The common patio takes many shapes and is made from all sorts of material. For some, like those in a modern town house, it is simply a few paving slabs dropped by the French windows. For others it is a raised area of decking, and for some it is a balcony many metres in the air. The environment of the patio, the growing conditions and its ability to sustain plant life obviously depends on the geographical setting, but they all have some properties in common. There are many reasons why you should consider patio gardening techniques in your garden if it is less than around 10m2. In such a small garden there is not really enough space to set aside land for crops, and by growing in containers you will have a greater versatility, the ability to move crops around, and by harvest, probably a better yield.
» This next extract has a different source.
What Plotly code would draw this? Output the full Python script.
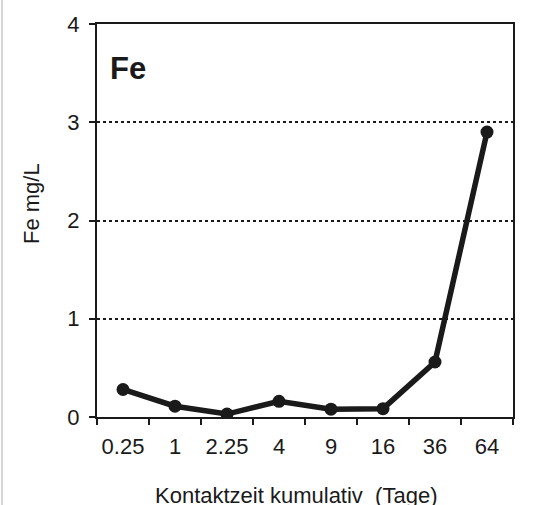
import plotly.graph_objects as go

categories = ["0.25", "1", "2.25", "4", "9", "16", "36", "64"]
fe_values = [0.28, 0.11, 0.03, 0.16, 0.08, 0.085, 0.56, 2.90]
y_ticks = [0, 1, 2, 3, 4]

W, H = 549, 505
L, R, T, B = 97, 36, 24, 88
pw, ph = W - L - R, H - T - B

def px_x(p):
    return (p - L) / pw

def px_y(p):
    return (H - B - p) / ph

FONT = "Liberation Sans, Arial, sans-serif"
INK = "#1a1a1a"

fig = go.Figure()
fig.add_trace(go.Scatter(
    x=categories, y=fe_values, mode="lines+markers",
    line=dict(color=INK, width=5.5),
    marker=dict(color=INK, size=13),
    showlegend=False, hoverinfo="skip",
))

fig.update_layout(
    width=W, height=H,
    margin=dict(l=L, r=R, t=T, b=B, autoexpand=False),
    paper_bgcolor="white", plot_bgcolor="white",
    font=dict(family=FONT, color=INK),
    xaxis=dict(
        type="category", categoryorder="array", categoryarray=categories,
        range=[-0.5, len(categories) - 0.5],
        tickson="boundaries", ticks="outside", ticklen=6, tickwidth=2, tickcolor=INK,
        showline=True, linecolor=INK, linewidth=2, mirror=True,
        showgrid=False, zeroline=False, tickangle=0,
        tickfont=dict(size=22, family=FONT, color=INK),
        ticklabelstandoff=9,
    ),
    yaxis=dict(
        range=[0, 4], tickvals=y_ticks, ticktext=[str(v) for v in y_ticks],
        ticks="outside", ticklen=6, tickwidth=2, tickcolor=INK,
        showline=True, linecolor=INK, linewidth=2, mirror=True,
        showgrid=True, gridcolor=INK, gridwidth=1.5, griddash="dot",
        zeroline=False,
        tickfont=dict(size=22, family=FONT, color=INK),
        ticklabelstandoff=5,
    ),
    annotations=[
        dict(text="<b>Fe</b>", xref="paper", yref="paper",
             x=px_x(108), y=px_y(69), xanchor="left", yanchor="middle",
             showarrow=False, font=dict(size=31, family=FONT, color=INK)),
        dict(text="Fe mg/L", xref="paper", yref="paper",
             x=px_x(31), y=px_y(204), xanchor="center", yanchor="middle",
             textangle=-90, showarrow=False,
             font=dict(size=22, family=FONT, color=INK)),
        dict(text="Kontaktzeit kumulativ  (Tage)", xref="paper", yref="paper",
             x=px_x(296), y=px_y(495), xanchor="center", yanchor="middle",
             showarrow=False, font=dict(size=22, family=FONT, color=INK)),
    ],
    shapes=[
        dict(type="line", xref="paper", yref="paper",
             x0=px_x(2), x1=px_x(2), y0=px_y(0), y1=px_y(H),
             line=dict(color="#c8c8c8", width=1.5)),
    ],
)

fig.write_html("out.html", config={"displayModeBar": False},
               post_script="document.body.style.margin='0';")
THE BASICS OF GROWING IN POTS AND CONTAINERS

There is no end to the ways you can grow on a patio, and no end to the crops you can grow. Of course, the very word patio implies that you will actually be growing in pots and containers of all kinds. Containers should provide all the requirements for a plant to grow well, if only for a few days at a time and with the added bonus of being able to move them around to suit your needs. As a plant grows too large for a space you can move it elsewhere, or you can rotate your pots so that the plants might get their turn of good sunlight.

WATER, ROOTS AND SHOOTS

Roots, the parts of plants we normally dont see, need to be kept healthy. Healthy roots do not always make for healthy shoots, but the opposite is always the case. Containers need to be the correct size for the plant so that the roots can grow without being confined. The compost they grow in needs to provide water and oxygen as well as an ample supply of nutrients and support so the plant doesnt fall out of the pot in the breeze. Sometimes in growing on the patio it is necessary to help the roots by providing extra support.